_Short exercise_
Reproduce the listing below without any change.

>> START Data lines

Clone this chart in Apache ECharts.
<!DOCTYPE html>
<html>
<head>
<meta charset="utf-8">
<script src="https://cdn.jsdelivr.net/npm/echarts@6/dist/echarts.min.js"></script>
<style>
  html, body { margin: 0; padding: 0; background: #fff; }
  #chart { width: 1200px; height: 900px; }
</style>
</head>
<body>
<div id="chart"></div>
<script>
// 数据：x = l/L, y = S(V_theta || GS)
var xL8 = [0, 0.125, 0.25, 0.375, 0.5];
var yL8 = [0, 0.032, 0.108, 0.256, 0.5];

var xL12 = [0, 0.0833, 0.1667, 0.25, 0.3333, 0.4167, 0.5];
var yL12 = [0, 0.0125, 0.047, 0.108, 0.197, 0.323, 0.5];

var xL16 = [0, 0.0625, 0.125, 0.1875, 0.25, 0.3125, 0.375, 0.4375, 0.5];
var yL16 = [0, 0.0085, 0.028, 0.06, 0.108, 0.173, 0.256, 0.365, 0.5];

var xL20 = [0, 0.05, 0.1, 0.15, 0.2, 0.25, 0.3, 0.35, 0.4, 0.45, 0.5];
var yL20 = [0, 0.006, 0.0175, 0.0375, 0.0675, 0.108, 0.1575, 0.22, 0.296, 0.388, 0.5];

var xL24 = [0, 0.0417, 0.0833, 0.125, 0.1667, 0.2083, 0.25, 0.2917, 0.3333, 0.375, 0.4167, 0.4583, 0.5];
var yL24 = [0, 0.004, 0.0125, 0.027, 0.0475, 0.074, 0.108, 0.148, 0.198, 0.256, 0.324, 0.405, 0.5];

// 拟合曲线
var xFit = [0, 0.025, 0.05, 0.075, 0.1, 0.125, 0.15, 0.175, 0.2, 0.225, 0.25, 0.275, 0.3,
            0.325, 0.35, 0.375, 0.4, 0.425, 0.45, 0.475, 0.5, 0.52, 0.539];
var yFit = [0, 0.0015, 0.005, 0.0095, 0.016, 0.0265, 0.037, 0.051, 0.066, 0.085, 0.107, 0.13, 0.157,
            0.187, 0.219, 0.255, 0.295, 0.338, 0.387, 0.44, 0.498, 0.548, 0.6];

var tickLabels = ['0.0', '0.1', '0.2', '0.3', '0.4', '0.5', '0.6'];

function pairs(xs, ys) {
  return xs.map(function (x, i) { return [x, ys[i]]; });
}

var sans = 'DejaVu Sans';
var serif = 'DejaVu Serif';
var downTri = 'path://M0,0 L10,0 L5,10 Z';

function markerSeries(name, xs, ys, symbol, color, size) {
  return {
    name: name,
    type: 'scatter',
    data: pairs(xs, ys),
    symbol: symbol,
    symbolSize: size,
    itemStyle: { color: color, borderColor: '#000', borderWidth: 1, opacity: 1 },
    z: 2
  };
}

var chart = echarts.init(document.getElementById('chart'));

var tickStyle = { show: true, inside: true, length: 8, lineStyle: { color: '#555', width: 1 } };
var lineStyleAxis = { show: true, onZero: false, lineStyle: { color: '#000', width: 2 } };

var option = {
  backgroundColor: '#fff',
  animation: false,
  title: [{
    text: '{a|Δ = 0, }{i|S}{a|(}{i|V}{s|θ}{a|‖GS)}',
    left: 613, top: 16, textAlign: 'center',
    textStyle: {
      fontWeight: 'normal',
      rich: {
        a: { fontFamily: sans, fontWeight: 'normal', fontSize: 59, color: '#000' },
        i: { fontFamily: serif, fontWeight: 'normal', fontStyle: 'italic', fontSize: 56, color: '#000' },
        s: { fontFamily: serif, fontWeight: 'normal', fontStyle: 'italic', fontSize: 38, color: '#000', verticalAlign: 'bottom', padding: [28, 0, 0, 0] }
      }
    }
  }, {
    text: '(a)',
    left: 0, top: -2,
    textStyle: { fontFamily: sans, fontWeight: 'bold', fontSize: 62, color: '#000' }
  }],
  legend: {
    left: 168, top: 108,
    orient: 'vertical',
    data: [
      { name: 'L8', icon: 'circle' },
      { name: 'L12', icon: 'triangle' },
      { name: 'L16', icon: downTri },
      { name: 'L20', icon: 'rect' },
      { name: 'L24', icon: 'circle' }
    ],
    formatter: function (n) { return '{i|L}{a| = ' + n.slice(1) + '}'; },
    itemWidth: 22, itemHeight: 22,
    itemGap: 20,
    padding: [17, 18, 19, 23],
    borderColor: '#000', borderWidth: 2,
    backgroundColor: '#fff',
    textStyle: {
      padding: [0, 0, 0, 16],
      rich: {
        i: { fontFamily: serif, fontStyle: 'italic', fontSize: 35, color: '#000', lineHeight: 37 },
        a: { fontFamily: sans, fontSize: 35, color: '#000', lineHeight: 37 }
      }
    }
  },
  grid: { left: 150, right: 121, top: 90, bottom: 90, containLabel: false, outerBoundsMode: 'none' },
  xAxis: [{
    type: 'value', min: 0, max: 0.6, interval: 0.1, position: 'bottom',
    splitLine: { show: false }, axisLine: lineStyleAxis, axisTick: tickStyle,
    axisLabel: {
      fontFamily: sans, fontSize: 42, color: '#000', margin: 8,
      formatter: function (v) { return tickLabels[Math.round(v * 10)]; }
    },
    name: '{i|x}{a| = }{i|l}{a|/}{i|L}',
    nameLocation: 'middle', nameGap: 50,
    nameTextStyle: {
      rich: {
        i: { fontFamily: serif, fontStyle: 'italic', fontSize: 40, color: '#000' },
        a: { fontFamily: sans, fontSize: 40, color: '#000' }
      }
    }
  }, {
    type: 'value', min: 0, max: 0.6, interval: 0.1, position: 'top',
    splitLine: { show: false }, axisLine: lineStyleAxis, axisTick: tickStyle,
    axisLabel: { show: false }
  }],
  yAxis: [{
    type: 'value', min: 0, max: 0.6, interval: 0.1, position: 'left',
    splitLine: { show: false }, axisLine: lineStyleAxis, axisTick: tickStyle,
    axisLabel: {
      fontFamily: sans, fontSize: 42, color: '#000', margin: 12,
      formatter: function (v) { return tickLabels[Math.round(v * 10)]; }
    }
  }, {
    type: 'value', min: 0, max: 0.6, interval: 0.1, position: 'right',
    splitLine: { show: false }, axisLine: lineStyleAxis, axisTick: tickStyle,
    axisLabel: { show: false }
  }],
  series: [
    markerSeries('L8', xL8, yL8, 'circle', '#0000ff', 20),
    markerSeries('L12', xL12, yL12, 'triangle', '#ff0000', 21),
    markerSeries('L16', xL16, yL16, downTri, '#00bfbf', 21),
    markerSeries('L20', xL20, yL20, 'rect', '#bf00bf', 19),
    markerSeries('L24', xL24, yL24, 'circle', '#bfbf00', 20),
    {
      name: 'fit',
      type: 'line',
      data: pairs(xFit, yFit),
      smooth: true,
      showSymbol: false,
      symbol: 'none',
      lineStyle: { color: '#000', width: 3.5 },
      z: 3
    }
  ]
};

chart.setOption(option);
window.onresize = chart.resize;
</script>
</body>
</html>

>> END Data lines

_Complete response_
Clone this chart in Apache ECharts.
<!DOCTYPE html>
<html>
<head>
<meta charset="utf-8">
<script src="https://cdn.jsdelivr.net/npm/echarts@6/dist/echarts.min.js"></script>
<style>
  html, body { margin: 0; padding: 0; background: #fff; }
  #chart { width: 1200px; height: 900px; }
</style>
</head>
<body>
<div id="chart"></div>
<script>
// 数据：x = l/L, y = S(V_theta || GS)
var xL8 = [0, 0.125, 0.25, 0.375, 0.5];
var yL8 = [0, 0.032, 0.108, 0.256, 0.5];

var xL12 = [0, 0.0833, 0.1667, 0.25, 0.3333, 0.4167, 0.5];
var yL12 = [0, 0.0125, 0.047, 0.108, 0.197, 0.323, 0.5];

var xL16 = [0, 0.0625, 0.125, 0.1875, 0.25, 0.3125, 0.375, 0.4375, 0.5];
var yL16 = [0, 0.0085, 0.028, 0.06, 0.108, 0.173, 0.256, 0.365, 0.5];

var xL20 = [0, 0.05, 0.1, 0.15, 0.2, 0.25, 0.3, 0.35, 0.4, 0.45, 0.5];
var yL20 = [0, 0.006, 0.0175, 0.0375, 0.0675, 0.108, 0.1575, 0.22, 0.296, 0.388, 0.5];

var xL24 = [0, 0.0417, 0.0833, 0.125, 0.1667, 0.2083, 0.25, 0.2917, 0.3333, 0.375, 0.4167, 0.4583, 0.5];
var yL24 = [0, 0.004, 0.0125, 0.027, 0.0475, 0.074, 0.108, 0.148, 0.198, 0.256, 0.324, 0.405, 0.5];

// 拟合曲线
var xFit = [0, 0.025, 0.05, 0.075, 0.1, 0.125, 0.15, 0.175, 0.2, 0.225, 0.25, 0.275, 0.3,
            0.325, 0.35, 0.375, 0.4, 0.425, 0.45, 0.475, 0.5, 0.52, 0.539];
var yFit = [0, 0.0015, 0.005, 0.0095, 0.016, 0.0265, 0.037, 0.051, 0.066, 0.085, 0.107, 0.13, 0.157,
            0.187, 0.219, 0.255, 0.295, 0.338, 0.387, 0.44, 0.498, 0.548, 0.6];

var tickLabels = ['0.0', '0.1', '0.2', '0.3', '0.4', '0.5', '0.6'];

function pairs(xs, ys) {
  return xs.map(function (x, i) { return [x, ys[i]]; });
}

var sans = 'DejaVu Sans';
var serif = 'DejaVu Serif';
var downTri = 'path://M0,0 L10,0 L5,10 Z';

function markerSeries(name, xs, ys, symbol, color, size) {
  return {
    name: name,
    type: 'scatter',
    data: pairs(xs, ys),
    symbol: symbol,
    symbolSize: size,
    itemStyle: { color: color, borderColor: '#000', borderWidth: 1, opacity: 1 },
    z: 2
  };
}

var chart = echarts.init(document.getElementById('chart'));

var tickStyle = { show: true, inside: true, length: 8, lineStyle: { color: '#555', width: 1 } };
var lineStyleAxis = { show: true, onZero: false, lineStyle: { color: '#000', width: 2 } };

var option = {
  backgroundColor: '#fff',
  animation: false,
  title: [{
    text: '{a|Δ = 0, }{i|S}{a|(}{i|V}{s|θ}{a|‖GS)}',
    left: 613, top: 16, textAlign: 'center',
    textStyle: {
      fontWeight: 'normal',
      rich: {
        a: { fontFamily: sans, fontWeight: 'normal', fontSize: 59, color: '#000' },
        i: { fontFamily: serif, fontWeight: 'normal', fontStyle: 'italic', fontSize: 56, color: '#000' },
        s: { fontFamily: serif, fontWeight: 'normal', fontStyle: 'italic', fontSize: 38, color: '#000', verticalAlign: 'bottom', padding: [28, 0, 0, 0] }
      }
    }
  }, {
    text: '(a)',
    left: 0, top: -2,
    textStyle: { fontFamily: sans, fontWeight: 'bold', fontSize: 62, color: '#000' }
  }],
  legend: {
    left: 168, top: 108,
    orient: 'vertical',
    data: [
      { name: 'L8', icon: 'circle' },
      { name: 'L12', icon: 'triangle' },
      { name: 'L16', icon: downTri },
      { name: 'L20', icon: 'rect' },
      { name: 'L24', icon: 'circle' }
    ],
    formatter: function (n) { return '{i|L}{a| = ' + n.slice(1) + '}'; },
    itemWidth: 22, itemHeight: 22,
    itemGap: 20,
    padding: [17, 18, 19, 23],
    borderColor: '#000', borderWidth: 2,
    backgroundColor: '#fff',
    textStyle: {
      padding: [0, 0, 0, 16],
      rich: {
        i: { fontFamily: serif, fontStyle: 'italic', fontSize: 35, color: '#000', lineHeight: 37 },
        a: { fontFamily: sans, fontSize: 35, color: '#000', lineHeight: 37 }
      }
    }
  },
  grid: { left: 150, right: 121, top: 90, bottom: 90, containLabel: false, outerBoundsMode: 'none' },
  xAxis: [{
    type: 'value', min: 0, max: 0.6, interval: 0.1, position: 'bottom',
    splitLine: { show: false }, axisLine: lineStyleAxis, axisTick: tickStyle,
    axisLabel: {
      fontFamily: sans, fontSize: 42, color: '#000', margin: 8,
      formatter: function (v) { return tickLabels[Math.round(v * 10)]; }
    },
    name: '{i|x}{a| = }{i|l}{a|/}{i|L}',
    nameLocation: 'middle', nameGap: 50,
    nameTextStyle: {
      rich: {
        i: { fontFamily: serif, fontStyle: 'italic', fontSize: 40, color: '#000' },
        a: { fontFamily: sans, fontSize: 40, color: '#000' }
      }
    }
  }, {
    type: 'value', min: 0, max: 0.6, interval: 0.1, position: 'top',
    splitLine: { show: false }, axisLine: lineStyleAxis, axisTick: tickStyle,
    axisLabel: { show: false }
  }],
  yAxis: [{
    type: 'value', min: 0, max: 0.6, interval: 0.1, position: 'left',
    splitLine: { show: false }, axisLine: lineStyleAxis, axisTick: tickStyle,
    axisLabel: {
      fontFamily: sans, fontSize: 42, color: '#000', margin: 12,
      formatter: function (v) { return tickLabels[Math.round(v * 10)]; }
    }
  }, {
    type: 'value', min: 0, max: 0.6, interval: 0.1, position: 'right',
    splitLine: { show: false }, axisLine: lineStyleAxis, axisTick: tickStyle,
    axisLabel: { show: false }
  }],
  series: [
    markerSeries('L8', xL8, yL8, 'circle', '#0000ff', 20),
    markerSeries('L12', xL12, yL12, 'triangle', '#ff0000', 21),
    markerSeries('L16', xL16, yL16, downTri, '#00bfbf', 21),
    markerSeries('L20', xL20, yL20, 'rect', '#bf00bf', 19),
    markerSeries('L24', xL24, yL24, 'circle', '#bfbf00', 20),
    {
      name: 'fit',
      type: 'line',
      data: pairs(xFit, yFit),
      smooth: true,
      showSymbol: false,
      symbol: 'none',
      lineStyle: { color: '#000', width: 3.5 },
      z: 3
    }
  ]
};

chart.setOption(option);
window.onresize = chart.resize;
</script>
</body>
</html>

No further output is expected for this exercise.